▼

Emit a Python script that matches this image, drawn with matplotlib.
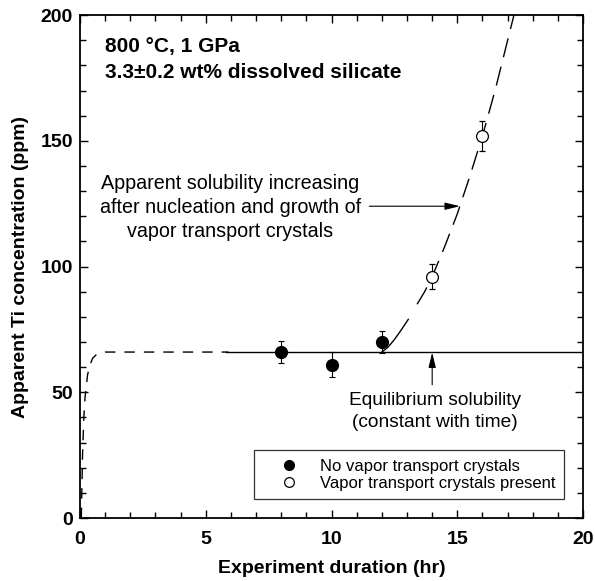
import matplotlib.pyplot as plt
from matplotlib.lines import Line2D

plt.rcParams['font.family'] = ['Liberation Sans', 'DejaVu Sans']

# measured Ti concentrations
no_vapor_hr = [8, 10, 12]
no_vapor_ppm = [66, 61, 70]
no_vapor_err = [4.5, 5, 4.5]

vapor_hr = [14, 16]
vapor_ppm = [96, 152]
vapor_err = [5, 6]

# equilibrium solubility (ppm) and approach curve at early times
equil_ppm = 66
approach_hr = [0.05, 0.1, 0.15, 0.2, 0.3, 0.4, 0.5, 0.65, 0.8, 1.0, 1.2, 5.9]
approach_ppm = [0, 25, 40, 48, 57, 61, 63.5, 65, 65.6, 66, 66, 66]

# apparent solubility growth after vapor transport crystals nucleate
growth_solid_hr = [12, 12.25, 12.5, 12.75, 13.05]
growth_solid_ppm = [66, 68, 71, 74.5, 79]
growth_dash_hr = [13.4, 13.7, 14, 14.5, 15, 15.5, 16, 16.5, 17, 17.3]
growth_dash_ppm = [85, 90, 96, 108, 121, 136, 152, 170, 190, 202]

fig = plt.figure(figsize=(5.95, 5.81), dpi=100)
ax = fig.add_axes([0.1345, 0.1084, 0.8455, 0.8656])

ax.plot(approach_hr, approach_ppm, color='black', lw=1,
        linestyle=(0, (7.5, 6.5)))
ax.plot([5.8, 20], [equil_ppm, equil_ppm], color='black', lw=1)
ax.plot(growth_solid_hr, growth_solid_ppm, color='black', lw=1)
ax.plot(growth_dash_hr, growth_dash_ppm, color='black', lw=1,
        linestyle=(0, (14, 7)))

ax.errorbar(no_vapor_hr, no_vapor_ppm, yerr=no_vapor_err, fmt='o',
            color='black', mfc='black', mec='black', ms=8.5,
            elinewidth=0.8, capsize=2.5, capthick=0.8, zorder=5)
ax.errorbar(vapor_hr, vapor_ppm, yerr=vapor_err, fmt='o',
            color='black', mfc='white', mec='black', ms=8.5, mew=0.9,
            elinewidth=0.8, capsize=2.5, capthick=0.8, zorder=5)

ax.set_xlim(0, 20)
ax.set_ylim(0, 200)
ax.set_xticks([0, 5, 10, 15, 20])
ax.set_yticks([0, 50, 100, 150, 200])
ax.set_xticks(range(0, 21), minor=True)
ax.set_yticks(range(0, 201, 10), minor=True)
ax.tick_params(which='both', direction='in', top=True, right=True,
               width=1)
ax.tick_params(which='major', length=6, labelsize=14)
ax.tick_params(axis='x', which='major', pad=9)
ax.tick_params(axis='y', which='major', pad=5)
ax.tick_params(which='minor', length=4)
for lab in ax.get_xticklabels() + ax.get_yticklabels():
    lab.set_fontweight('bold')
for sp in ax.spines.values():
    sp.set_linewidth(1.3)

ax.set_xlabel('Experiment duration (hr)', fontsize=14,
              fontweight='bold', labelpad=9)
ax.set_ylabel('Apparent Ti concentration (ppm)', fontsize=14,
              fontweight='bold', labelpad=8)

ax.text(1.0, 182.5, '800 \u00b0C, 1 GPa\n3.3\u00b10.2 wt% dissolved silicate',
        fontsize=15, fontweight='bold', va='center', ha='left',
        linespacing=1.47)

ax.text(5.97, 123.5, 'Apparent solubility increasing\n'
        'after nucleation and growth of\nvapor transport crystals',
        fontsize=14.2, ha='center', va='center', linespacing=1.33)
ax.annotate('', xy=(15.1, 124), xytext=(11.5, 124),
            arrowprops=dict(arrowstyle='-|>,head_length=0.9,head_width=0.22',
                            color='black', lw=0.8, shrinkA=0, shrinkB=0))

ax.text(14.1, 42.5, 'Equilibrium solubility\n(constant with time)',
        fontsize=13.8, ha='center', va='center', linespacing=1.4)
ax.annotate('', xy=(14, 65.8), xytext=(14, 53),
            arrowprops=dict(arrowstyle='-|>,head_length=0.9,head_width=0.22',
                            color='black', lw=0.8, shrinkA=0, shrinkB=0))

handles = [
    Line2D([], [], marker='o', ls='none', color='black', mfc='black', ms=7),
    Line2D([], [], marker='o', ls='none', color='black', mfc='white', ms=7,
           mew=0.9),
]
leg = ax.legend(handles, ['No vapor transport crystals',
                          'Vapor transport crystals present'],
                loc='lower right', bbox_to_anchor=(0.9625, 0.0375),
                fontsize=12, frameon=True, fancybox=False, handletextpad=0.3,
                borderpad=0.5, labelspacing=0.12, handlelength=3.2,
                borderaxespad=0)
leg.get_frame().set_edgecolor('black')
leg.get_frame().set_linewidth(0.9)

fig.savefig('out.png', dpi=100)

▲

PROBLEM REQUIREMENTS → Pick every line with "matplotlib" in it and copy it.

ANSWER FOR THE TASK →
Emit a Python script that matches this image, drawn with matplotlib.
import matplotlib.pyplot as plt
from matplotlib.lines import Line2D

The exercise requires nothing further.